Much to my delight (and a bit to my surprise), Potion Making was actually a lot of fun. The basic idea of the game is that all of the cards are both formulas and ingredients. If cards are on the table, they are ingredients. If they are in your hand, they are formulas. You can either add a card to the table, adding to the available ingredients on hand, or complete a formula using the ingredients from the table to make a potions. One twist is some of the completed potions are ingredients in more complex formulas and you can use other people's completed potions to make more complex potions.

Now, the game is a light one. It is very information heavy game in the sense that every card is a formula and an ingredient.
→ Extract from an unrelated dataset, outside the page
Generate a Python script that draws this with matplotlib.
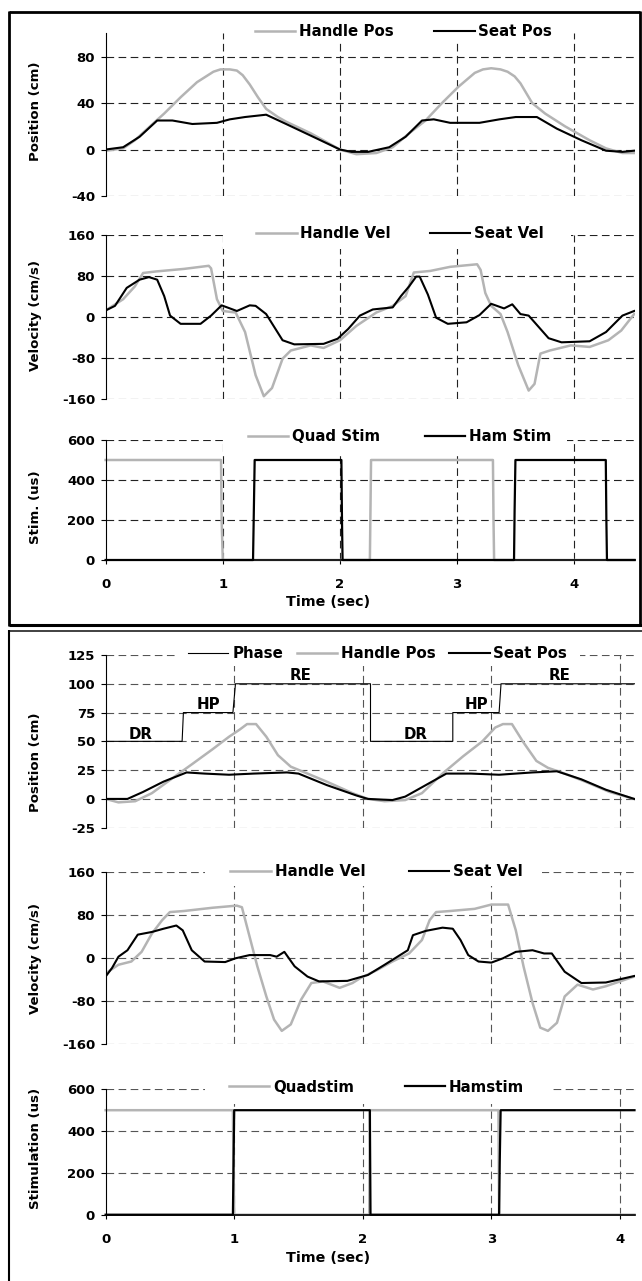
import matplotlib
matplotlib.use("Agg")
import matplotlib.pyplot as plt
from matplotlib.lines import Line2D
from matplotlib.patches import Rectangle

plt.rcParams['font.family'] = ['DejaVu Sans']
plt.rcParams['font.weight'] = 'bold'
plt.rcParams['lines.scale_dashes'] = False
plt.rcParams['axes.unicode_minus'] = False

W, H = 642, 1281
GRAY = '#b4b4b4'

# ---- top chart data (time in sec) ----
t_hpos1 = [0, 0.15, 0.25, 0.39, 0.5, 0.64, 0.78, 0.92, 0.98, 1.06, 1.12, 1.17, 1.23, 1.30, 1.37, 1.47, 1.54, 1.75, 2.0,
           2.14, 2.31, 2.45, 2.59, 2.73, 2.87, 3.01, 3.15, 3.22, 3.29, 3.37, 3.43, 3.49, 3.54, 3.64, 3.75, 3.92, 4.13,
           4.27, 4.41, 4.51]
v_hpos1 = [-1, 1, 8, 21, 31, 45, 58, 67, 69, 69, 68, 64, 56, 45, 35, 28, 24, 14, 0,
           -4, -3, 2, 14, 25, 40, 54, 66, 69, 70, 69, 67, 63, 57, 40, 31, 20, 8,
           1, -3, -3]
t_spos1 = [0, 0.15, 0.29, 0.44, 0.57, 0.74, 0.95, 1.06, 1.19, 1.37, 1.54, 1.75, 2.0, 2.1, 2.24, 2.42, 2.56, 2.70,
           2.80, 2.94, 3.19, 3.36, 3.5, 3.68, 3.85, 4.06, 4.27, 4.41, 4.51]
v_spos1 = [0, 2, 11, 25, 25, 22, 23, 26, 28, 30, 22, 12, 0, -2, -2, 2, 11, 25,
           26, 23, 23, 26, 28, 28, 18, 8, -1, -2, -1]

t_hvel1 = [0, 0.15, 0.25, 0.32, 0.43, 0.67, 0.88, 0.90, 0.95, 1.0, 1.11, 1.19, 1.28, 1.35, 1.42, 1.51, 1.58, 1.75,
           1.86, 2.0, 2.14, 2.31, 2.45, 2.56, 2.63, 2.77, 2.94, 3.17, 3.20, 3.24, 3.29, 3.37, 3.43, 3.52, 3.61, 3.66,
           3.71, 3.79, 3.97, 4.13, 4.29, 4.40, 4.51]
v_hvel1 = [13, 35, 60, 86, 89, 94, 100, 95, 35, 12, 9, -29, -113, -154, -138, -81, -65, -55,
           -60, -45, -17, 9, 22, 41, 87, 90, 98, 103, 92, 47, 22, 6, -29, -93, -143, -130,
           -71, -65, -55, -58, -45, -26, 6]
t_svel1 = [0, 0.08, 0.18, 0.29, 0.37, 0.44, 0.5, 0.55, 0.64, 0.81, 0.9, 0.99, 1.12, 1.23, 1.28, 1.37, 1.51, 1.61,
           1.86, 1.98, 2.07, 2.17, 2.28, 2.45, 2.52, 2.59, 2.65, 2.68, 2.75, 2.82, 2.92, 3.08, 3.19, 3.29, 3.40,
           3.47, 3.54, 3.61, 3.78, 3.89, 4.13, 4.27, 4.41, 4.51]
v_svel1 = [13, 22, 57, 73, 78, 73, 41, 3, -13, -13, 3, 23, 12, 23, 22, 6, -45, -53,
           -52, -42, -23, 3, 15, 19, 41, 60, 79, 79, 44, -1, -13, -10, 4, 26, 17,
           25, 6, 3, -41, -49, -47, -29, 3, 12]

t_quad1 = [0, 0.985, 0.99, 1.0, 2.255, 2.26, 2.265, 3.305, 3.31, 3.315, 4.513]
v_quad1 = [500, 500, 200, 0, 0, 250, 500, 500, 200, 0, 0]
t_ham1 = [0, 1.258, 1.265, 1.272, 2.012, 2.017, 2.022, 3.485, 3.49, 3.497, 4.268, 4.273, 4.278, 4.513]
v_ham1 = [0, 0, 250, 500, 500, 200, 0, 0, 250, 500, 500, 200, 0, 0]

# ---- bottom chart data ----
t_phase = [0, 0.595, 0.605, 0.99, 1.01, 2.06, 2.06, 2.70, 2.70, 3.06, 3.075, 4.113]
v_phase = [50, 50, 75, 75, 100, 100, 50, 50, 75, 75, 100, 100]
phase_lab = ['DR', 'HP', 'RE', 'DR', 'HP', 'RE']
phase_lab_t = [0.275, 0.80, 1.52, 2.41, 2.88, 3.53]
phase_lab_v = [56, 82, 107, 56, 82, 107]

t_hpos2 = [0, 0.10, 0.23, 0.36, 0.52, 0.67, 0.83, 0.96, 1.04, 1.10, 1.17, 1.25, 1.34, 1.44, 1.57, 1.72, 1.92, 2.04,
           2.17, 2.33, 2.46, 2.62, 2.78, 2.93, 3.03, 3.09, 3.16, 3.25, 3.35, 3.44, 3.57, 3.73, 3.92, 4.11]
v_hpos2 = [0, -3, -2, 5, 18, 30, 43, 54, 60, 65, 65, 54, 38, 28, 22, 15, 5, 0,
           -2, -1, 5, 22, 37, 50, 62, 65, 65, 49, 33, 27, 22, 15, 6, 0]
t_spos2 = [0, 0.17, 0.29, 0.45, 0.63, 0.77, 0.96, 1.15, 1.41, 1.50, 1.72, 1.95, 2.04, 2.23, 2.33, 2.49, 2.65, 2.84,
           3.06, 3.32, 3.51, 3.70, 3.89, 4.11]
v_spos2 = [0, 0, 6, 15, 23, 22, 21, 22, 23, 22, 12, 3, 0, -1, 2, 12, 22, 22,
           21, 23, 24, 17, 8, 0]

t_hvel2 = [0, 0.10, 0.20, 0.28, 0.36, 0.44, 0.50, 0.61, 0.83, 1.02, 1.06, 1.12, 1.18, 1.25, 1.31, 1.37, 1.44, 1.52,
           1.60, 1.69, 1.82, 1.92, 1.98, 2.11, 2.23, 2.36, 2.46, 2.52, 2.57, 2.68, 2.87, 3.0, 3.13, 3.19, 3.25,
           3.32, 3.38, 3.44, 3.51, 3.57, 3.67, 3.79, 3.89, 4.11]
v_hvel2 = [-28, -12, -6, 12, 46, 71, 86, 88, 94, 98, 95, 40, -15, -71, -114, -135, -123, -77,
           -46, -43, -55, -46, -37, -22, -6, 9, 34, 71, 86, 88, 92, 100, 100, 52, -15,
           -83, -129, -135, -120, -71, -49, -58, -52, -34]
t_svel2 = [0, 0.05, 0.10, 0.17, 0.25, 0.36, 0.45, 0.55, 0.60, 0.67, 0.77, 0.93, 1.01, 1.12, 1.28, 1.33, 1.39, 1.47,
           1.57, 1.66, 1.88, 2.04, 2.17, 2.27, 2.35, 2.39, 2.49, 2.62, 2.70, 2.76, 2.82, 2.90, 3.0, 3.09, 3.19,
           3.32, 3.41, 3.47, 3.57, 3.70, 3.89, 4.11]
v_svel2 = [-34, -18, 3, 15, 44, 49, 55, 61, 52, 15, -6, -7, 0, 6, 6, 3, 12, -15,
           -34, -43, -42, -31, -12, 3, 15, 43, 51, 57, 55, 34, 6, -6, -8, 0, 12,
           15, 9, 9, -25, -46, -45, -33]

t_quad2 = [0, 0.99, 0.995, 1.0, 2.05, 2.055, 3.055, 3.06, 4.113]
v_quad2 = [500, 500, 200, 0, 0, 500, 500, 0, 0]
t_ham2 = [0, 0.99, 0.995, 1.0, 2.055, 2.06, 3.06, 3.065, 3.072, 4.113]
v_ham2 = [0, 0, 250, 500, 500, 0, 0, 250, 500, 500]

yt_pos1 = [-40, 0, 40, 80]
yt_vel = [-160, -80, 0, 80, 160]
yt_stim = [0, 200, 400, 600]
yt_pos2 = [-25, 0, 25, 50, 75, 100, 125]
xt = [0, 1, 2, 3, 4]

fig = plt.figure(figsize=(W / 100, H / 100), dpi=100)

DASH = (0, (5.5, 3.2))


def px_axes(left, top, right, bottom):
    return fig.add_axes([left / W, 1 - bottom / H, (right - left) / W, (bottom - top) / H])


def style(ax, xmax, ylim, yticks, stim=False, gcol='#222222'):
    ax.set_xlim(0, xmax)
    ax.set_ylim(*ylim)
    ax.set_yticks(yticks)
    ax.set_xticks(xt)
    for s in ['top', 'right']:
        ax.spines[s].set_visible(False)
    ax.spines['left'].set_linewidth(0.8)
    ax.tick_params(axis='y', direction='out', length=3.6, width=0.8, pad=4, labelsize=9.5)
    if stim:
        ax.spines['bottom'].set_linewidth(1.2)
        ax.tick_params(axis='x', direction='out', length=3, width=0.8, pad=10, labelsize=9.5)
    else:
        ax.spines['bottom'].set_visible(False)
        ax.tick_params(axis='x', bottom=False, labelbottom=False)
    for y in yticks:
        if stim and y == 0:
            continue
        ax.axhline(y, color=gcol, lw=0.8, ls=DASH, zorder=0.5)
    for x in xt[1:]:
        ax.axvline(x, color=gcol, lw=0.8, ls=DASH, zorder=0.5)


def white_box(x0, y0, x1, y1):
    fig.add_artist(Rectangle((x0 / W, 1 - y1 / H), (x1 - x0) / W, (y1 - y0) / H,
                             transform=fig.transFigure, facecolor='white', edgecolor='none', zorder=2))


def legend(handles, labels, cx, cy, ncol, colsp):
    fig.legend(handles, labels, loc='center', bbox_to_anchor=(cx / W, 1 - cy / H), ncol=ncol,
               frameon=False, handlelength=2.7, handletextpad=0.25, columnspacing=colsp,
               borderpad=0, prop={'size': 10.8, 'weight': 'bold'})


def frame_line(x0, y0, x1, y1, lw, col='black'):
    fig.add_artist(Line2D([x0 / W, x1 / W], [1 - y0 / H, 1 - y1 / H], transform=fig.transFigure,
                          color=col, lw=lw, solid_capstyle='butt'))


XL, XR = 105.6, 634.5
XMAX1, XMAX2 = 4.513, 4.113

# ---------------- top chart ----------------
ax1 = px_axes(XL, 33.4, XR, 196)
style(ax1, XMAX1, (-40, 100), yt_pos1)
l1, = ax1.plot(t_hpos1, v_hpos1, color=GRAY, lw=1.8)
l2, = ax1.plot(t_spos1, v_spos1, color='black', lw=1.5)

ax2 = px_axes(XL, 235, XR, 399.3)
style(ax2, XMAX1, (-160, 160), yt_vel)
l3, = ax2.plot(t_hvel1, v_hvel1, color=GRAY, lw=1.8)
l4, = ax2.plot(t_svel1, v_svel1, color='black', lw=1.5)

ax3 = px_axes(XL, 440, XR, 560)
style(ax3, XMAX1, (0, 600), yt_stim, stim=True)
l5, = ax3.plot(t_quad1, v_quad1, color=GRAY, lw=1.8, clip_on=False)
l6, = ax3.plot(t_ham1, v_ham1, color='black', lw=1.6, clip_on=False)

white_box(225, 18, 569, 40)
white_box(223, 218, 571, 249)
white_box(223, 425, 567, 452)
legend([l1, l2], ['Handle Pos', 'Seat Pos'], 403.5, 31.5, 2, 2.7)
legend([l3, l4], ['Handle Vel', 'Seat Vel'], 400, 234, 2, 2.6)
legend([l5, l6], ['Quad Stim', 'Ham Stim'], 399.5, 437, 2, 3.0)

fig.text(35 / W, 1 - 111.5 / H, 'Position (cm)', rotation=90, ha='center', va='center', fontsize=9.5)
fig.text(35 / W, 1 - 315 / H, 'Velocity (cm/s)', rotation=90, ha='center', va='center', fontsize=9.5)
fig.text(35 / W, 1 - 507 / H, 'Stim. (us)', rotation=90, ha='center', va='center', fontsize=9.5)
fig.text(328 / W, 1 - 602 / H, 'Time (sec)', ha='center', va='center', fontsize=10.3)

# ---------------- bottom chart ----------------
ax4 = px_axes(XL, 655, XR, 827.7)
style(ax4, XMAX2, (-25, 125), yt_pos2, gcol='#555555')
p0, = ax4.plot(t_phase, v_phase, color='black', lw=0.8)
p1, = ax4.plot(t_hpos2, v_hpos2, color=GRAY, lw=1.8)
p2, = ax4.plot(t_spos2, v_spos2, color='black', lw=1.5)
for lab, tx, vy in zip(phase_lab, phase_lab_t, phase_lab_v):
    ax4.text(tx, vy, lab, ha='center', va='center', fontsize=10.8, zorder=6)

ax5 = px_axes(XL, 872.3, XR, 1044.3)
style(ax5, XMAX2, (-160, 160), yt_vel, gcol='#555555')
p3, = ax5.plot(t_hvel2, v_hvel2, color=GRAY, lw=1.8)
p4, = ax5.plot(t_svel2, v_svel2, color='black', lw=1.5)

ax6 = px_axes(XL, 1089.3, XR, 1214.7)
style(ax6, XMAX2, (0, 600), yt_stim, stim=True, gcol='#555555')
p5, = ax6.plot(t_quad2, v_quad2, color=GRAY, lw=1.8, clip_on=False)
p6, = ax6.plot(t_ham2, v_ham2, color='black', lw=1.6, clip_on=False)

white_box(176, 640, 580, 666)
white_box(205, 858, 542, 886)
white_box(205, 1075, 550, 1104)
legend([p0, p1, p2], ['Phase', 'Handle Pos', 'Seat Pos'], 377.5, 654, 3, 0.9)
legend([p3, p4], ['Handle Vel', 'Seat Vel'], 376.5, 872, 2, 2.9)
legend([p5, p6], ['Quadstim', 'Hamstim'], 376.5, 1087, 2, 3.4)

fig.text(35 / W, 1 - 762 / H, 'Position (cm)', rotation=90, ha='center', va='center', fontsize=9.5)
fig.text(35 / W, 1 - 958 / H, 'Velocity (cm/s)', rotation=90, ha='center', va='center', fontsize=9.5)
fig.text(35 / W, 1 - 1148 / H, 'Stimulation (us)', rotation=90, ha='center', va='center', fontsize=9.5)
fig.text(328 / W, 1 - 1258 / H, 'Time (sec)', ha='center', va='center', fontsize=10.3)

# chart borders
frame_line(9, 12, 640, 12, 2)
frame_line(9, 11, 9, 626, 2)
frame_line(640, 11, 640, 626, 2)
frame_line(9, 625, 642, 625, 2.2)
frame_line(9, 631, 642, 631, 1.3, '#333333')
frame_line(9, 630, 9, 1281, 1.5)

fig.savefig('out.png', dpi=100)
However, with the exception of a few special spell cards, all the cards interact in the same way. And there's also no real way that you have conflict, except by gaffling an ingredient before someone else can use it.

However, the theme is very imersive. The mechanics of the game and the idea of the game join together very well. What's it about? Making potions. What do you do? Mix ingredients together. And the artwork on the card is beautiful and really brings out the theme. It isn't the next Agricola but it is a very pleasant social game.

One thing we wished we had was a mat that showed all sixteen ingredients so we could track what was on the table easier.

After that, we played The Enigma of Leonardo, a game we had already tried as a two-player game. However, I really wanted to see how it would work as a multi-player game.

Each player has a cross of cards and you are trying to match three symbols in a row in your cross, earning a token of that symbol. The game is a race to get seven tokens. You play a card from your hand to replace a card on your cross. However, the card you replace goes onto the next player's cross, replacing the card in the same position. Their old card gets discarded.

The cards are illustrated with pictures from Di Vinci's notebooks and are quite pretty. That said, they really don't play any real part in the mechanics of the game. When you get down to it, the game is completely abstract and they could have themed it with circuits or coins or just abstract symbols.

However, the gameplay is solid. I have never played a game with mechanics quite like it and they really do work. And, since you are messing with another player's stuff, it is a game that you can play nasty if you want to. We agreed that it was a solid and fun game.

The week before, I had played Gheos for the first time and I wanted to play it again.

My first games of Gheos had been very tight, very nasty games where we cut up and destroyed each other's cultures almost constantly. This time, we were a hair less aggressive (at least at first) and continents actually got built up.

What I realized this meant was that when you break up a larger continent, you can end up with an empty continent with more than one wheat symbol on it. With this in mind, we were suddenly able to start cornering whole cultures in a move. We didn't get to keep them, of course. Still, it opened up new ways for the game to work in my eyes.

We wrapped up with him showing us his i-pad and how it could be used as a game system. We played Small World, which goes really fast when all the house-keeping is done for you. It was neat but I just can't justify getting one just to play games.